Exercise instructions:
Pictures are not part of the copy. Give again exactly the lines from the one with "Clone this chart in matplotlib." to the one with "ax.set_ylabel('RQ', fontsize=6.5, color='#444444', labelpad=3)", inclusive.

Data rows:
** begin **

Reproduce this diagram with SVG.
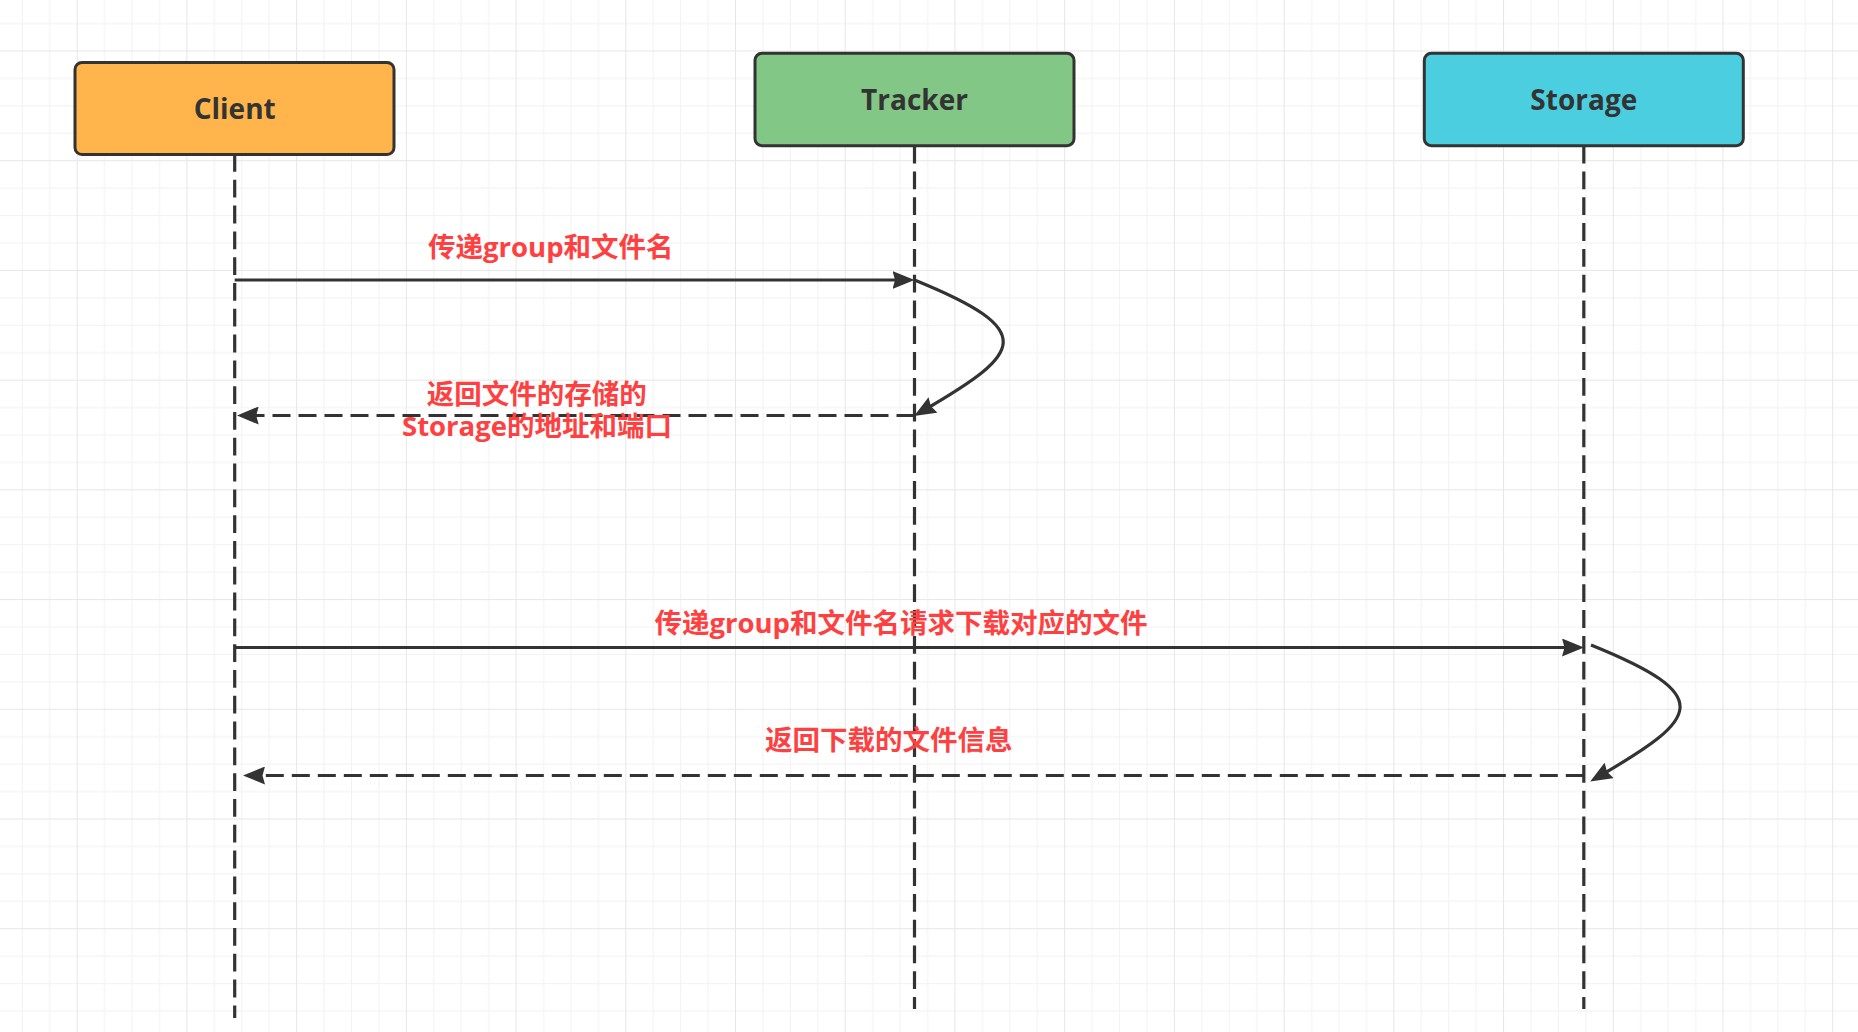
<svg xmlns="http://www.w3.org/2000/svg" width="1858" height="1032" viewBox="0 0 1858 1032">
<style>
.box{stroke:#333;stroke-width:3}
.ntext{font-family:"Open Sans","Noto Sans",sans-serif;font-weight:bold;font-size:28px;fill:#333;text-anchor:middle}
.life{stroke:#333;stroke-width:3.2;stroke-dasharray:17.8 8;fill:none}
.msg{stroke:#333;stroke-width:3.2;fill:none}
.dash{stroke-dasharray:18 8}
.lbl{font-family:"Open Sans","Noto Sans CJK SC",sans-serif;font-weight:bold;font-size:27.5px;fill:#FF4040;text-anchor:middle}
</style>
<defs>
<pattern id="grid" patternUnits="userSpaceOnUse" x="76.7" y="50.5" width="109.72" height="109.72">
<rect x="27.43" y="0" width="1" height="109.72" fill="#f2f2f2"/>
<rect x="54.86" y="0" width="1" height="109.72" fill="#f2f2f2"/>
<rect x="82.29" y="0" width="1" height="109.72" fill="#f2f2f2"/>
<rect x="0" y="27.43" width="109.72" height="1" fill="#f2f2f2"/>
<rect x="0" y="54.86" width="109.72" height="1" fill="#f2f2f2"/>
<rect x="0" y="82.29" width="109.72" height="1" fill="#f2f2f2"/>
<rect x="0" y="0" width="1" height="109.72" fill="#e6e6e6"/>
<rect x="0" y="0" width="109.72" height="1" fill="#e6e6e6"/>
</pattern>
<marker id="arr" markerUnits="userSpaceOnUse" markerWidth="22" markerHeight="18" refX="9" refY="9" orient="auto" viewBox="0 0 22 18">
<path d="M0,0 L22,9 L0,18 L2.5,9 Z" fill="#333"/>
</marker>
</defs>
<rect width="1858" height="1032" fill="#fff"/>
<rect width="1858" height="1032" fill="url(#grid)"/>

<g id="connectors">
<line class="life" x1="234.7" y1="154" x2="234.7" y2="1018"/>
<line class="life" x1="914.5" y1="145.7" x2="914.5" y2="1009"/>
<line class="life" x1="1583.8" y1="145.7" x2="1583.8" y2="1009"/>
<line class="msg" x1="234.7" y1="280" x2="901.5" y2="280" marker-end="url(#arr)"/>
<path class="msg" d="M914.5,280 C1040,331 1022,353 925.3,409.5" marker-end="url(#arr)"/>
<line class="msg dash" x1="914.5" y1="415.5" x2="249.7" y2="415.5" marker-end="url(#arr)"/>
<line class="msg" x1="234.7" y1="647.5" x2="1571" y2="647.5" marker-end="url(#arr)"/>
<path class="msg" d="M1591,645 C1717,696 1699,718 1601.4,775" marker-end="url(#arr)"/>
<line class="msg dash" x1="1583.8" y1="775.5" x2="256" y2="775.5" marker-end="url(#arr)"/>
<text class="lbl" x="550.8" y="257">传递group和文件名</text>
<text class="lbl" x="536.8" y="404">返回文件的存储的</text>
<text class="lbl" x="537" y="436">Storage的地址和端口</text>
<text class="lbl" x="901" y="633">传递group和文件名请求下载对应的文件</text>
<text class="lbl" x="888.8" y="750">返回下载的文件信息</text>
</g>

<g id="client">
<rect class="box" x="75" y="62.5" width="319" height="92" rx="7" fill="#FFB54B"/>
<text class="ntext" x="234.7" y="118.5">Client</text>
</g>
<g id="tracker">
<rect class="box" x="755" y="53.3" width="319" height="92.4" rx="7" fill="#82C785"/>
<text class="ntext" x="914.5" y="110">Tracker</text>
</g>
<g id="storage">
<rect class="box" x="1424.3" y="53.3" width="319" height="92.4" rx="7" fill="#4BCFE0"/>
<text class="ntext" x="1583.8" y="110">Storage</text>
</g>
</svg>
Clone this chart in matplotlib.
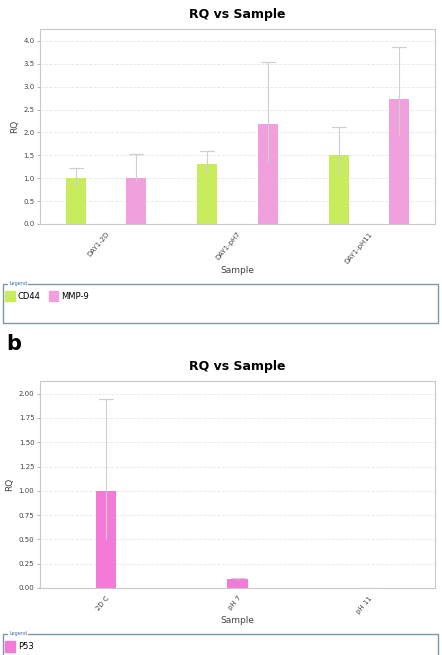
import matplotlib.pyplot as plt
from matplotlib.patches import Rectangle, Patch
import numpy as np

# panel a
samples_a = ['DAY1-2D', 'DAY1-pH7', 'DAY1-pH11']
cd44 = [1.0, 1.32, 1.50]
cd44_lo = [0.81, 1.09, 1.07]
cd44_hi = [1.23, 1.59, 2.12]
mmp9 = [1.0, 2.18, 2.74]
mmp9_lo = [0.95, 1.33, 1.94]
mmp9_hi = [1.53, 3.53, 3.86]
yticks_a = [0.0, 0.5, 1.0, 1.5, 2.0, 2.5, 3.0, 3.5, 4.0]

# panel b
samples_b = ['2D C', 'pH 7', 'pH 11']
p53 = [1.0, 0.09, 0.003]
p53_lo = [0.5, 0.08, 0.002]
p53_hi = [1.94, 0.10, 0.004]
yticks_b = [0.0, 0.25, 0.5, 0.75, 1.0, 1.25, 1.5, 1.75, 2.0]

green = '#c9ec5c'
pink = '#f0a0dc'
p53_col = '#f47ad8'
err_col = '#cfcfcf'
W, H = 442, 655

fig = plt.figure(figsize=(W / 100, H / 100), dpi=100)


def px_axes(left, top, right, bottom):
    return fig.add_axes([left / W, 1 - bottom / H, (right - left) / W, (bottom - top) / H])


def style(ax, yticks, fmt, ymax, labels):
    ax.set_xlim(-0.5, 2.5)
    ax.set_ylim(0, ymax)
    ax.set_yticks(yticks)
    ax.set_yticklabels([fmt.format(v) for v in yticks], fontsize=5, color='#444444')
    ax.set_xticks(range(3))
    ax.set_xticklabels(labels, rotation=50, ha='right', rotation_mode='anchor',
                       fontsize=5, color='#444444')
    ax.tick_params(axis='y', length=2, color='#bbbbbb', pad=2)
    ax.tick_params(axis='x', length=0, pad=5)
    for s in ax.spines.values():
        s.set_color('#c8c8c8')
        s.set_linewidth(0.8)
    ax.yaxis.grid(True, color='#e6e6e6', linestyle='--', linewidth=0.6)
    ax.set_axisbelow(True)
    ax.set_title('RQ vs Sample', fontsize=9, fontweight='bold', pad=8)
    ax.set_xlabel('Sample', fontsize=6.5, color='#444444', labelpad=1)
    ax.set_ylabel('RQ', fontsize=6.5, color='#444444', labelpad=3)


def errbars(ax, xs, vals, lo, hi):
    ax.errorbar(xs, vals, yerr=[np.subtract(vals, lo), np.zeros(len(vals))],
                fmt='none', ecolor=err_col, elinewidth=0.8, capsize=0, zorder=3)
    ax.errorbar(xs, hi, yerr=[np.subtract(hi, vals), np.zeros(len(vals))],
                fmt='none', ecolor=err_col, elinewidth=0.8, capsize=0, zorder=3)
    ax.errorbar(xs, hi, yerr=[np.zeros(len(vals)), np.zeros(len(vals))],
                fmt='none', ecolor=err_col, elinewidth=0.8, capsize=5, capthick=0.8, zorder=3)


def legend_box(top, bottom, handles):
    fig.add_artist(Rectangle((3 / W, 1 - bottom / H), 435 / W, (bottom - top) / H,
                             transform=fig.transFigure, fill=False,
                             edgecolor='#7f95a8', linewidth=1.0))
    fig.text(9 / W, 1 - top / H, 'Legend', fontsize=3.5, color='#3a6ea5',
             va='center', ha='left',
             bbox=dict(facecolor='white', edgecolor='none', pad=0.5))
    fig.legend(handles=handles, loc='upper left', bbox_to_anchor=(2 / W, 1 - (top + 4) / H),
               ncol=len(handles), frameon=False, fontsize=6, handlelength=1.1,
               handleheight=1.5, handletextpad=0.4, columnspacing=1.0, borderaxespad=0)


x = np.arange(3)
w = 0.152
off = 0.228

ax1 = px_axes(40, 29, 435, 224)
style(ax1, yticks_a, '{:.1f}', 4.26, samples_a)
ax1.bar(x - off, cd44, w, color=green, zorder=2)
ax1.bar(x + off, mmp9, w, color=pink, zorder=2)
errbars(ax1, x - off, cd44, cd44_lo, cd44_hi)
errbars(ax1, x + off, mmp9, mmp9_lo, mmp9_hi)
legend_box(284, 323, [Patch(color=green, label='CD44'), Patch(color=pink, label='MMP-9')])

fig.text(6 / W, 1 - 344 / H, 'b', fontsize=15, fontweight='bold', va='center', ha='left')

ax2 = px_axes(40, 381, 435, 588)
style(ax2, yticks_b, '{:.2f}', 2.13, samples_b)
ax2.bar(x, p53, w, color=p53_col, zorder=2)
errbars(ax2, x, p53, p53_lo, p53_hi)
legend_box(634, 670, [Patch(color=p53_col, label='P53')])

fig.savefig('out.png', dpi=100)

** end **

Result for this exercise:
Clone this chart in matplotlib.
import matplotlib.pyplot as plt
from matplotlib.patches import Rectangle, Patch
import numpy as np

# panel a
samples_a = ['DAY1-2D', 'DAY1-pH7', 'DAY1-pH11']
cd44 = [1.0, 1.32, 1.50]
cd44_lo = [0.81, 1.09, 1.07]
cd44_hi = [1.23, 1.59, 2.12]
mmp9 = [1.0, 2.18, 2.74]
mmp9_lo = [0.95, 1.33, 1.94]
mmp9_hi = [1.53, 3.53, 3.86]
yticks_a = [0.0, 0.5, 1.0, 1.5, 2.0, 2.5, 3.0, 3.5, 4.0]

# panel b
samples_b = ['2D C', 'pH 7', 'pH 11']
p53 = [1.0, 0.09, 0.003]
p53_lo = [0.5, 0.08, 0.002]
p53_hi = [1.94, 0.10, 0.004]
yticks_b = [0.0, 0.25, 0.5, 0.75, 1.0, 1.25, 1.5, 1.75, 2.0]

green = '#c9ec5c'
pink = '#f0a0dc'
p53_col = '#f47ad8'
err_col = '#cfcfcf'
W, H = 442, 655

fig = plt.figure(figsize=(W / 100, H / 100), dpi=100)


def px_axes(left, top, right, bottom):
    return fig.add_axes([left / W, 1 - bottom / H, (right - left) / W, (bottom - top) / H])


def style(ax, yticks, fmt, ymax, labels):
    ax.set_xlim(-0.5, 2.5)
    ax.set_ylim(0, ymax)
    ax.set_yticks(yticks)
    ax.set_yticklabels([fmt.format(v) for v in yticks], fontsize=5, color='#444444')
    ax.set_xticks(range(3))
    ax.set_xticklabels(labels, rotation=50, ha='right', rotation_mode='anchor',
                       fontsize=5, color='#444444')
    ax.tick_params(axis='y', length=2, color='#bbbbbb', pad=2)
    ax.tick_params(axis='x', length=0, pad=5)
    for s in ax.spines.values():
        s.set_color('#c8c8c8')
        s.set_linewidth(0.8)
    ax.yaxis.grid(True, color='#e6e6e6', linestyle='--', linewidth=0.6)
    ax.set_axisbelow(True)
    ax.set_title('RQ vs Sample', fontsize=9, fontweight='bold', pad=8)
    ax.set_xlabel('Sample', fontsize=6.5, color='#444444', labelpad=1)
    ax.set_ylabel('RQ', fontsize=6.5, color='#444444', labelpad=3)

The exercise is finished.